Retype the opening lines of the data exactly, stopping after the line that contains "import plotly.graph_objects as go". Skip every picture.

begin SUPPLIED INFORMATION

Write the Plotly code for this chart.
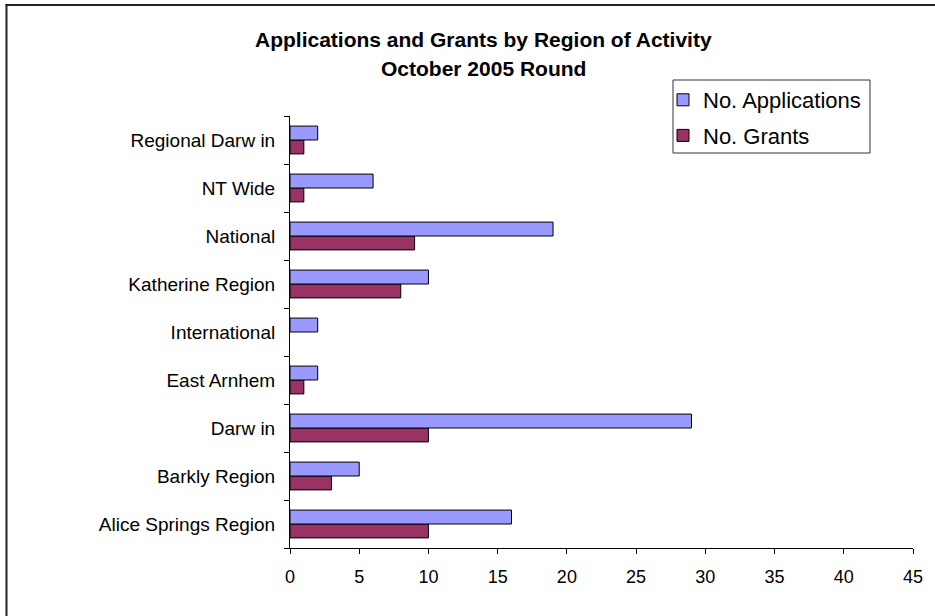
import plotly.graph_objects as go

categories = ["Alice Springs Region", "Barkly Region", "Darw in", "East Arnhem",
              "International", "Katherine Region", "National", "NT Wide", "Regional Darw in"]
applications = [16, 5, 29, 2, 2, 10, 19, 6, 2]
grants = [10, 3, 10, 1, 0, 8, 9, 1, 1]
x_ticks = [0, 5, 10, 15, 20, 25, 30, 35, 40, 45]

FONT = "Liberation Sans, Arial, sans-serif"

# plot area in pixels: x 290..913, y 116..548
PL, PR, PT, PB = 290, 913, 116, 548
PW, PH = PR - PL, PB - PT


def px(x):
    return (x - PL) / PW


def py(y):
    return (PB - y) / PH


def outline(vals):
    # no outline on zero-length bars (Excel draws nothing there)
    return [1 if v else 0 for v in vals]


fig = go.Figure()
fig.add_trace(go.Bar(
    y=categories, x=grants, orientation="h", name="No. Grants",
    marker=dict(color="#993366", line=dict(color="black", width=outline(grants))),
    legendrank=2, legendgroup="g",
))
fig.add_trace(go.Bar(
    y=categories, x=applications, orientation="h", name="No. Applications",
    marker=dict(color="#9999FF", line=dict(color="black", width=outline(applications))),
    legendrank=1, legendgroup="a",
))

fig.update_layout(
    width=935, height=616,
    margin=dict(l=PL, r=935 - PR, t=PT, b=616 - PB),
    paper_bgcolor="white", plot_bgcolor="white",
    barmode="group", bargap=0.42, bargroupgap=0,
    font=dict(family=FONT, size=18, color="black"),
    showlegend=True,
    legend=dict(
        x=px(663), xanchor="left", y=py(79), yanchor="top",
        borderwidth=0, bgcolor="rgba(0,0,0,0)",
        font=dict(size=22, family=FONT), tracegroupgap=4,
    ),
    xaxis=dict(
        range=[0, 45], tickvals=x_ticks, ticktext=[str(v) for v in x_ticks],
        showgrid=False, zeroline=False, showline=True, linecolor="black", linewidth=1,
        ticks="outside", ticklen=5, tickcolor="black", tickfont=dict(size=18),
        ticklabelstandoff=7,
    ),
    yaxis=dict(
        type="category", range=[-0.5, 8.5],
        showgrid=False, zeroline=False, showline=True, linecolor="black", linewidth=1,
        ticks="outside", ticklen=5, tickcolor="black", tickson="boundaries",
        tickfont=dict(size=19), ticklabelstandoff=10,
    ),
    annotations=[
        dict(text="<b>Applications and Grants by Region of Activity</b>", xref="paper", yref="paper",
             x=px(483.5), y=py(39), xanchor="center", yanchor="middle", showarrow=False,
             font=dict(size=21, family=FONT)),
        dict(text="<b>October 2005 Round</b>", xref="paper", yref="paper",
             x=px(483.5), y=py(68.5), xanchor="center", yanchor="middle", showarrow=False,
             font=dict(size=21, family=FONT)),
    ],
    shapes=[
        # outer chart frame: only the top and left edges fall inside the picture
        dict(type="line", xref="paper", yref="paper",
             x0=px(5.5), x1=px(935), y0=py(5), y1=py(5),
             line=dict(color="#222222", width=2), layer="below"),
        dict(type="line", xref="paper", yref="paper",
             x0=px(6.5), x1=px(6.5), y0=py(4), y1=py(616),
             line=dict(color="#222222", width=2), layer="below"),
        dict(type="rect", xref="paper", yref="paper",
             x0=px(673), x1=px(870), y0=py(153), y1=py(80),
             line=dict(color="#333333", width=1), fillcolor="white", layer="below"),
    ],
)

fig.write_html(
    "out.html",
    config={"displayModeBar": False},
    post_script="document.body.style.margin='0';document.body.style.overflow='hidden';",
)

end SUPPLIED INFORMATION

SOLUTION TO THIS TASK:
Write the Plotly code for this chart.
import plotly.graph_objects as go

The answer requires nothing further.